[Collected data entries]

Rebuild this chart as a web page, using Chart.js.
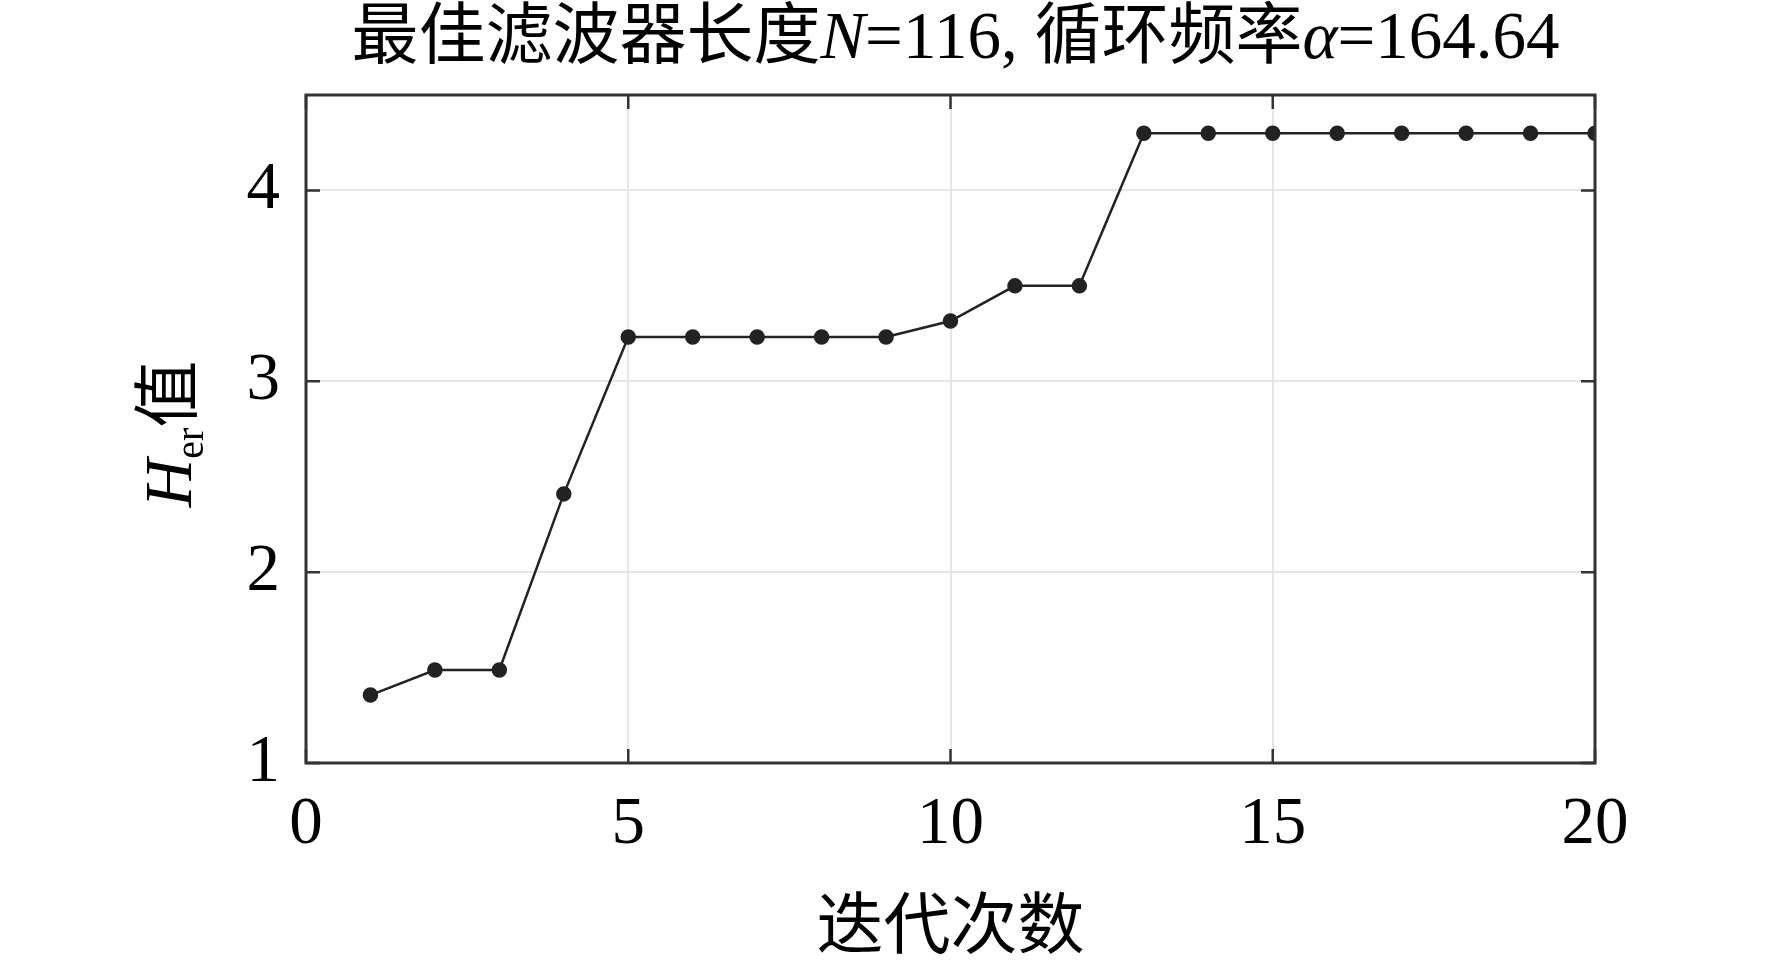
<!DOCTYPE html>
<html>
<head>
<meta charset="utf-8">
<title>H_er 值随迭代次数变化</title>
<script src="https://cdn.jsdelivr.net/npm/chart.js@4.4.1/dist/chart.umd.min.js"></script>
<style>
  html, body { margin: 0; padding: 0; background: #fff; }
  #wrap { width: 1772px; height: 963px; }
</style>
</head>
<body>
<div id="wrap"><canvas id="herChart" width="1772" height="963"></canvas></div>
<script>
// --- data ---
const iterations = [1, 2, 3, 4, 5, 6, 7, 8, 9, 10, 11, 12, 13, 14, 15, 16, 17, 18, 19, 20];
const herValues = [1.356, 1.487, 1.487, 2.41, 3.232, 3.232, 3.232, 3.232, 3.232, 3.316,
                   3.50, 3.50, 4.30, 4.30, 4.30, 4.30, 4.30, 4.30, 4.30, 4.30];
const xTickValues = [0, 5, 10, 15, 20];
const yTickValues = [1, 2, 3, 4];

const titleParts = [
    { text: '最佳滤波器长度', kind: 'cjk' },
    { text: 'N', kind: 'italic' },
    { text: '=116, ', kind: 'serif' },
    { text: '循环频率', kind: 'cjk' },
    { text: 'α', kind: 'italic' },
    { text: '=164.64', kind: 'serif' }
];
const yLabelParts = [
    { text: 'H', kind: 'italic' },
    { text: 'er', kind: 'sub' },
    { text: '值', kind: 'cjk' }
];
const xLabel = '迭代次数';

const SERIF = '"Liberation Serif", "Times New Roman", serif';
const CJK = '"Noto Sans CJK SC", "Noto Sans CJK JP", sans-serif';
const FRAME = '#333333';

function fontFor(kind, size) {
    if (kind === 'cjk') return `${size}px ${CJK}`;
    if (kind === 'italic') return `italic ${size}px ${SERIF}`;
    if (kind === 'sub') return `${Math.round(size * 0.6)}px ${SERIF}`;
    return `${size}px ${SERIF}`;
}

// draws a run of mixed-font text centred on (0,0) of current transform
function drawRich(ctx, parts, size) {
    ctx.textBaseline = 'alphabetic';
    const widths = parts.map(p => { ctx.font = fontFor(p.kind, size); return ctx.measureText(p.text).width; });
    const total = widths.reduce((a, b) => a + b, 0);
    let x = -total / 2;
    const base = size * 0.34;
    parts.forEach((p, i) => {
        ctx.font = fontFor(p.kind, size);
        ctx.fillText(p.text, x, p.kind === 'sub' ? base + size * 0.18 : base);
        x += widths[i];
    });
}

const textAndFrame = {
    id: 'textAndFrame',
    afterDraw(chart) {
        const { ctx, chartArea: a, scales } = chart;
        ctx.save();
        // frame
        ctx.strokeStyle = FRAME;
        ctx.lineWidth = 3;
        ctx.strokeRect(a.left, a.top, a.right - a.left, a.bottom - a.top);
        // inward ticks on all four sides
        const len = 14;
        ctx.lineWidth = 2.5;
        ctx.beginPath();
        xTickValues.forEach(v => {
            const px = scales.x.getPixelForValue(v);
            ctx.moveTo(px, a.bottom); ctx.lineTo(px, a.bottom - len);
            ctx.moveTo(px, a.top); ctx.lineTo(px, a.top + len);
        });
        yTickValues.forEach(v => {
            const py = scales.y.getPixelForValue(v);
            ctx.moveTo(a.left, py); ctx.lineTo(a.left + len, py);
            ctx.moveTo(a.right, py); ctx.lineTo(a.right - len, py);
        });
        ctx.stroke();

        ctx.fillStyle = '#000';
        // title
        ctx.save();
        ctx.translate((a.left + a.right) / 2 + 5, 35);
        drawRich(ctx, titleParts, 67);
        ctx.restore();
        // y label
        ctx.save();
        ctx.translate(168, 434);
        ctx.rotate(-Math.PI / 2);
        drawRich(ctx, yLabelParts, 67);
        ctx.restore();
        ctx.restore();
    }
};

new Chart(document.getElementById('herChart').getContext('2d'), {
    type: 'line',
    data: {
        datasets: [{
            data: iterations.map((it, i) => ({ x: it, y: herValues[i] })),
            borderColor: '#222',
            backgroundColor: '#222',
            borderWidth: 2.5,
            pointRadius: 6.5,
            pointBackgroundColor: '#222',
            pointBorderColor: '#222',
            tension: 0
        }]
    },
    options: {
        responsive: false,
        animation: false,
        devicePixelRatio: 1,
        layout: { padding: { top: 95, right: 177, left: 0, bottom: 0 } },
        plugins: {
            legend: { display: false },
            tooltip: { enabled: false },
            title: { display: false }
        },
        scales: {
            x: {
                type: 'linear',
                min: 0,
                max: 20,
                afterBuildTicks: s => { s.ticks = xTickValues.map(v => ({ value: v })); },
                afterFit: s => { s.height = 200; },
                ticks: { font: { family: SERIF, size: 67 }, color: '#000', padding: 22, maxRotation: 0 },
                grid: { color: '#e6e6e6', lineWidth: 2, drawTicks: false },
                border: { display: false },
                title: {
                    display: true,
                    text: xLabel,
                    font: { family: CJK, size: 67 },
                    color: '#000',
                    padding: { top: 0, bottom: 0 }
                }
            },
            y: {
                min: 1,
                max: 4.5,
                afterBuildTicks: s => { s.ticks = yTickValues.map(v => ({ value: v })); },
                afterFit: s => { s.width = 306; },
                ticks: { font: { family: SERIF, size: 67 }, color: '#000', padding: 26 },
                grid: { color: '#e6e6e6', lineWidth: 2, drawTicks: false },
                border: { display: false }
            }
        }
    },
    plugins: [textAndFrame]
});
</script>
</body>
</html>
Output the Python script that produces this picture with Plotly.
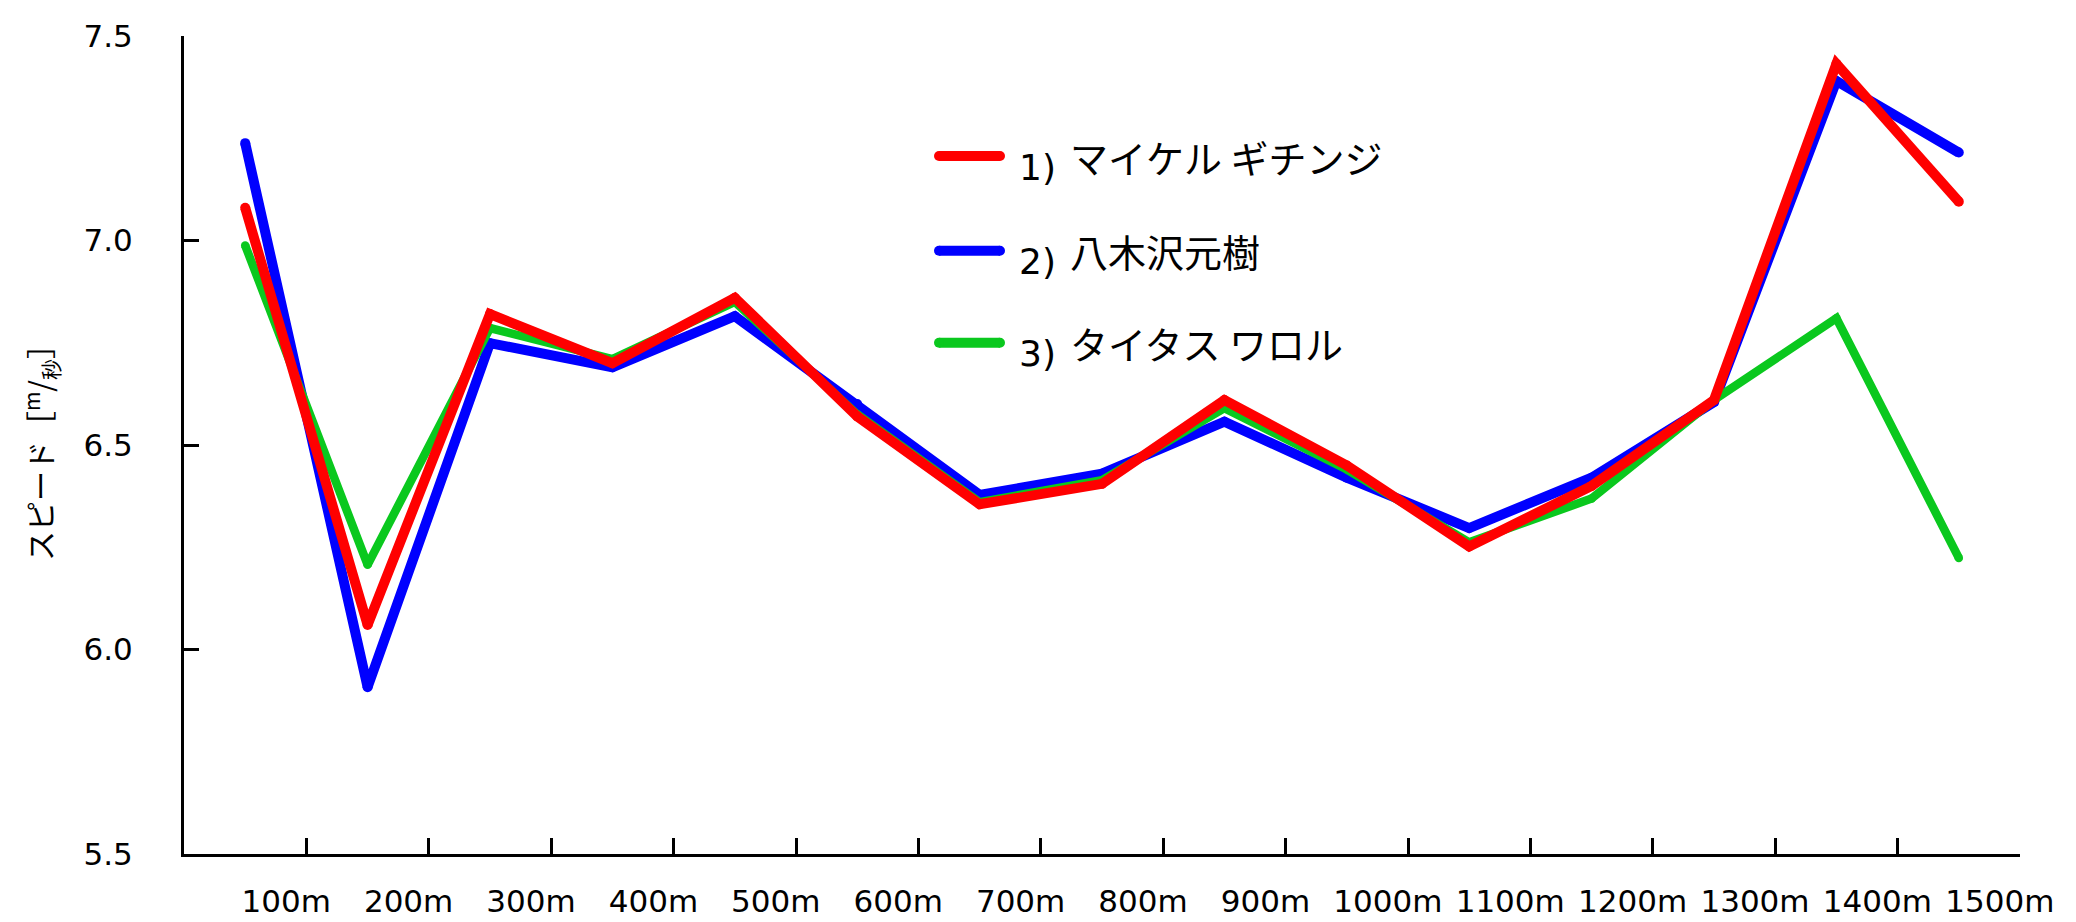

JOB →
Copy the records above exactly, from the first line through the line containing "const FRAME = '#333333';", and leave out the pictures.

COMPLETE ANSWER →
Rebuild this chart as a web page, using Chart.js.
<!DOCTYPE html>
<html>
<head>
<meta charset="utf-8">
<title>H_er 值随迭代次数变化</title>
<script src="https://cdn.jsdelivr.net/npm/chart.js@4.4.1/dist/chart.umd.min.js"></script>
<style>
  html, body { margin: 0; padding: 0; background: #fff; }
  #wrap { width: 1772px; height: 963px; }
</style>
</head>
<body>
<div id="wrap"><canvas id="herChart" width="1772" height="963"></canvas></div>
<script>
// --- data ---
const iterations = [1, 2, 3, 4, 5, 6, 7, 8, 9, 10, 11, 12, 13, 14, 15, 16, 17, 18, 19, 20];
const herValues = [1.356, 1.487, 1.487, 2.41, 3.232, 3.232, 3.232, 3.232, 3.232, 3.316,
                   3.50, 3.50, 4.30, 4.30, 4.30, 4.30, 4.30, 4.30, 4.30, 4.30];
const xTickValues = [0, 5, 10, 15, 20];
const yTickValues = [1, 2, 3, 4];

const titleParts = [
    { text: '最佳滤波器长度', kind: 'cjk' },
    { text: 'N', kind: 'italic' },
    { text: '=116, ', kind: 'serif' },
    { text: '循环频率', kind: 'cjk' },
    { text: 'α', kind: 'italic' },
    { text: '=164.64', kind: 'serif' }
];
const yLabelParts = [
    { text: 'H', kind: 'italic' },
    { text: 'er', kind: 'sub' },
    { text: '值', kind: 'cjk' }
];
const xLabel = '迭代次数';

const SERIF = '"Liberation Serif", "Times New Roman", serif';
const CJK = '"Noto Sans CJK SC", "Noto Sans CJK JP", sans-serif';
const FRAME = '#333333';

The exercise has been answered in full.